TASK DIRECTIONS –
For each line of the data below that holds "this", copy the line.

DATA PROVIDED –
-------------------------

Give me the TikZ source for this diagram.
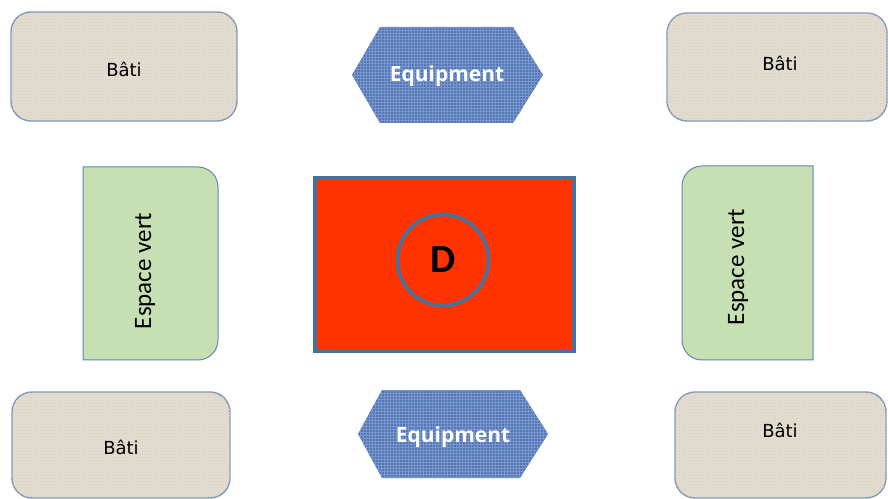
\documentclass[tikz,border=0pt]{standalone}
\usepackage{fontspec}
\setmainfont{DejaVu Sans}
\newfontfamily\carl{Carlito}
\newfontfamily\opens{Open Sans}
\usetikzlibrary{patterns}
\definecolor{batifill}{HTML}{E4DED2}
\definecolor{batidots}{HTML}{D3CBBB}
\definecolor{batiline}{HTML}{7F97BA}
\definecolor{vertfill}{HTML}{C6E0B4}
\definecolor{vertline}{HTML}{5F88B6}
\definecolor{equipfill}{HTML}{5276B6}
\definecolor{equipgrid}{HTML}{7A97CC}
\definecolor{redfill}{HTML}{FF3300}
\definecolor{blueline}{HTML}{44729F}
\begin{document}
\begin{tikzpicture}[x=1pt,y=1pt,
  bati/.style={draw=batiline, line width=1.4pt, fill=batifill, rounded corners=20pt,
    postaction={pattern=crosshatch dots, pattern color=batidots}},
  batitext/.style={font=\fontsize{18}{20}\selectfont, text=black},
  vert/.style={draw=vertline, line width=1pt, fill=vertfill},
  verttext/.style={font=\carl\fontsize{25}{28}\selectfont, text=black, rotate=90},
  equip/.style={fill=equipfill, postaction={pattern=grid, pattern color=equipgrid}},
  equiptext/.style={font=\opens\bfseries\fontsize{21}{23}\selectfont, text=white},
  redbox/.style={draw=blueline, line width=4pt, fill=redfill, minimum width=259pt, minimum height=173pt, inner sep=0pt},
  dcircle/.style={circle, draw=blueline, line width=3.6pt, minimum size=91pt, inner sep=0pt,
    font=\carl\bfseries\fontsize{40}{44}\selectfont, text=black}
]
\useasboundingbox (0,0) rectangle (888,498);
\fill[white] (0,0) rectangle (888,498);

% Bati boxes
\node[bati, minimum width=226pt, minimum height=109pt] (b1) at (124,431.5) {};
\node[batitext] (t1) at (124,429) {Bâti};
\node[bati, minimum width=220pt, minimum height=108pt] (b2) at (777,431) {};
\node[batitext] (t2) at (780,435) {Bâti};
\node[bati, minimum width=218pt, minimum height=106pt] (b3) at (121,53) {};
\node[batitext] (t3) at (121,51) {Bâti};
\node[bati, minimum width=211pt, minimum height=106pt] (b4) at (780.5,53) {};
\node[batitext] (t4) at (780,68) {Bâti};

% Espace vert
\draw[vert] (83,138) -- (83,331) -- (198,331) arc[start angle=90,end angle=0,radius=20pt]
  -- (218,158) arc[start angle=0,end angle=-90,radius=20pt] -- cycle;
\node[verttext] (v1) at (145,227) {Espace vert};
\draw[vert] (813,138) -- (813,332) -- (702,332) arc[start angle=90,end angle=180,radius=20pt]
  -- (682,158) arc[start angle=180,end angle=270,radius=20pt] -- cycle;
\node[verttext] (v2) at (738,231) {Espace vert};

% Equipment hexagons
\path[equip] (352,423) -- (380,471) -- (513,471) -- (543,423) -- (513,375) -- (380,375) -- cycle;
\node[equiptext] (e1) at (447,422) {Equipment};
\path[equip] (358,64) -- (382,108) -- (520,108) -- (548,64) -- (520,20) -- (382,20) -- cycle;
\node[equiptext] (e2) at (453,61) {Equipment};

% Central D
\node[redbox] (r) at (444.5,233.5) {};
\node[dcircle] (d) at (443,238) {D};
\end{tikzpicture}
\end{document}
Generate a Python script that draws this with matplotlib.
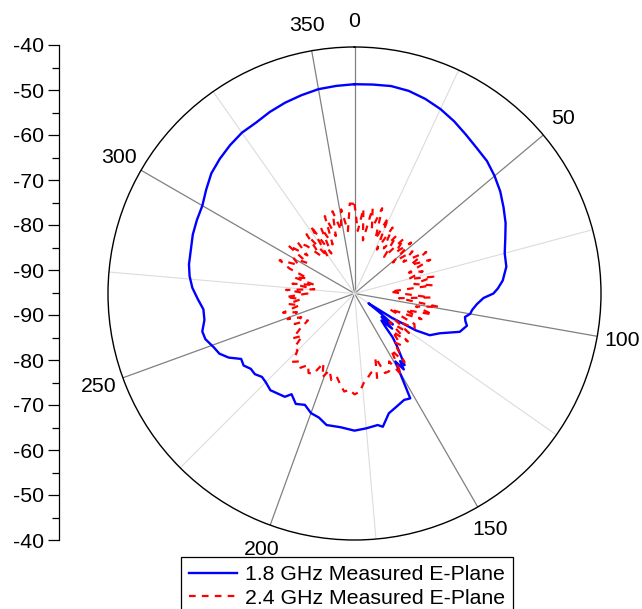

-------------------------

FINISHED ANSWER –
Give me the TikZ source for this diagram.
Generate a Python script that draws this with matplotlib.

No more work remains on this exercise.